DNS (Domain Name System)

DNS (Domain Name System) is a distributed, hierarchical system that translates human-readable domain names (e.g., example.com) into IP addresses required for network communication.

DNS acts as the routing layer of the internet, directing user requests to the correct servers.

What DNS Does in Practice

In operational terms, DNS:

  • Resolves domain names into IP addresses
  • Directs traffic to specific servers or services
  • Enables service distribution across multiple locations
  • Supports failover and load balancing mechanisms

Without DNS, users would need to access services using raw IP addresses.

How DNS Resolution Works

A typical DNS lookup process:

  1. A user enters a domain name in a browser.
  2. The request goes to a recursive resolver (usually provided by the ISP or the system).
  3. The resolver queries:
    • Root servers
    • Top-Level Domain (TLD) servers
    • Authoritative name servers
  4. The authoritative server returns the IP address.
  5. The client connects to the target server.

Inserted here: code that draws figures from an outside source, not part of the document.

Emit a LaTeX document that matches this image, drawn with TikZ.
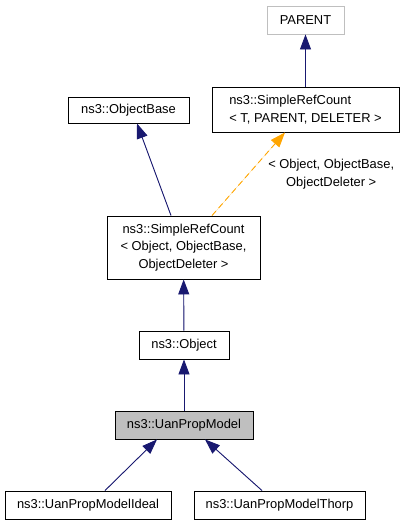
\documentclass[tikz,border=0pt]{standalone}
\usepackage{fontspec}
\setmainfont{Liberation Sans}
\usetikzlibrary{arrows.meta}

\begin{document}
\begin{tikzpicture}[x=1pt,y=-1pt,
  font=\fontsize{12.9}{17.6}\selectfont,
  cls/.style={draw,line width=0.9pt,inner sep=0pt,align=center},
  inh/.style={draw={rgb,255:red,25;green,25;blue,112},line width=0.9pt,
    -{Triangle[width=11pt,length=15pt]},fill={rgb,255:red,25;green,25;blue,112}},
  tmpl/.style={draw={rgb,255:red,255;green,165;blue,0},line width=0.9pt,dash pattern=on 6pt off 4pt,
    -{Triangle[width=11pt,length=15pt]},fill={rgb,255:red,255;green,165;blue,0}}]
  \useasboundingbox (0,0) rectangle (404,525);
  \node[cls,draw={rgb,255:red,191;green,191;blue,191},minimum width=77pt,minimum height=28pt] (par) at (305.5,20) {PARENT};
  \node[cls,align=left,minimum width=187pt,minimum height=45pt] (srct) at (305.5,109.5) {ns3::SimpleRefCount\\< T, PARENT, DELETER >};
  \node[cls,minimum width=121pt,minimum height=26pt] (ob) at (128.5,110) {ns3::ObjectBase};
  \node[cls,minimum width=153pt,minimum height=63pt] (srco) at (183.5,247.5) {ns3::SimpleRefCount\\< Object, ObjectBase,\\ObjectDeleter >};
  \node[cls,minimum width=90pt,minimum height=28pt] (obj) at (184,345) {ns3::Object};
  \node[cls,fill={rgb,255:red,191;green,191;blue,191},minimum width=138pt,minimum height=28pt] (upm) at (184,425) {ns3::UanPropModel};
  \node[cls,minimum width=166pt,minimum height=28pt] (ideal) at (88,505) {ns3::UanPropModelIdeal};
  \node[cls,minimum width=171pt,minimum height=28pt] (thorp) at (279.5,505) {ns3::UanPropModelThorp};
  \path
    (srct) edge[inh] (par)
    ([xshift=-12.5pt]srco.north) edge[inh] ([xshift=8.5pt]ob.south)
    ([xshift=28.5pt]srco.north) edge[tmpl] node[pos=0.5,right=16pt,align=center] {< Object, ObjectBase,\\ObjectDeleter >} ([xshift=-20.5pt]srct.south)
    (obj) edge[inh] (srco)
    (upm) edge[inh] (obj)
    ([xshift=17pt]ideal.north) edge[inh] ([xshift=-27pt]upm.south)
    ([xshift=-17.5pt]thorp.north) edge[inh] ([xshift=21pt]upm.south);
\end{tikzpicture}
\end{document}
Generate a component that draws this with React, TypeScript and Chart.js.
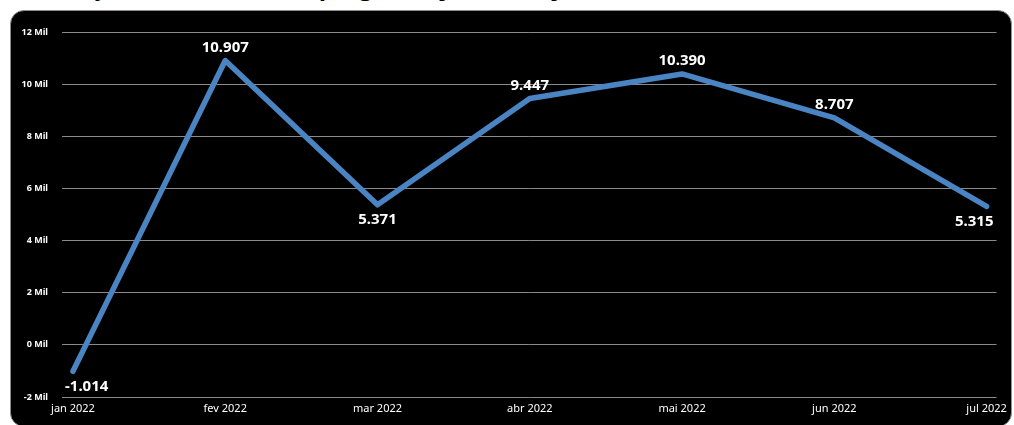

This process is optimized through caching to reduce latency.

Key DNS Components

1. Recursive Resolver

Handles queries on behalf of the user and caches results.

2. Authoritative DNS Server

Stores and provides official DNS records for a domain.

3. DNS Records

Define how a domain is resolved:

  • A / AAAA  IP address mapping
  • CNAME  alias to another domain
  • MX  mail routing
  • TXT  metadata (e.g., verification, SPF)
  • NS  name server delegation

DNS and Infrastructure

DNS is tightly integrated with:

  • Load balancing
  • CDN routing
  • Failover systems
  • Multi-region deployments
  • Anycast networks

DNS decisions can directly affect:

  • Latency
  • Availability
  • Traffic distribution

DNS vs IP Routing

  • DNS
    • Decides which IP address a client connects to
  • IP Routing
    • Determines how traffic reaches that IP

Both layers must be designed together for optimal performance.

DNS and Performance

DNS performance impacts:

  • Initial connection time
  • Geographic routing efficiency
  • Failover responsiveness

Poor DNS configuration can cause:

  • Increased latency
  • Traffic misrouting
  • Service unavailability

DNS and High Availability

DNS contributes to availability through:

  • Multiple authoritative servers
  • Geographic distribution
  • Health checks and failover logic
  • Low TTL (Time-To-Live) values for dynamic updates

However, DNS alone cannot guarantee service uptime.

DNS and Security

DNS is a common target for:

  • DDoS attacks
  • Cache poisoning
  • Domain hijacking

Protection mechanisms include:

  • Anycast DNS
  • Rate limiting
  • DNSSEC (where applicable)
  • Access control policies

What DNS Is Not

❌ Not a hosting service

❌ Not responsible for application logic

❌ Not a guarantee of load-balancing accuracy

❌ Not immune to misconfiguration

❌ Not sufficient for failover without proper backend design

DNS directs traffic, but it does not ensure the destination works.

Business Value of DNS

For clients:

  • Reliable access to services
  • Flexible traffic management
  • Geographic optimization
  • Foundation for global infrastructure

For providers:

  • A critical control layer
  • A tool for traffic engineering
  • A component that must be highly available and protected

Our Approach to DNS

We treat DNS as:

  • A critical control plane
  • A component of the traffic routing strategy
  • A layer that must be redundant, fast, and secure

We use:

  • Distributed DNS infrastructure
  • Anycast routing where appropriate
  • Carefully tuned TTL strategies

We always clarify:

  • How traffic is routed
  • How failover is handled
  • What limitations exist

DNS works best when it is designed as part of the overall architecture, not configured in isolation.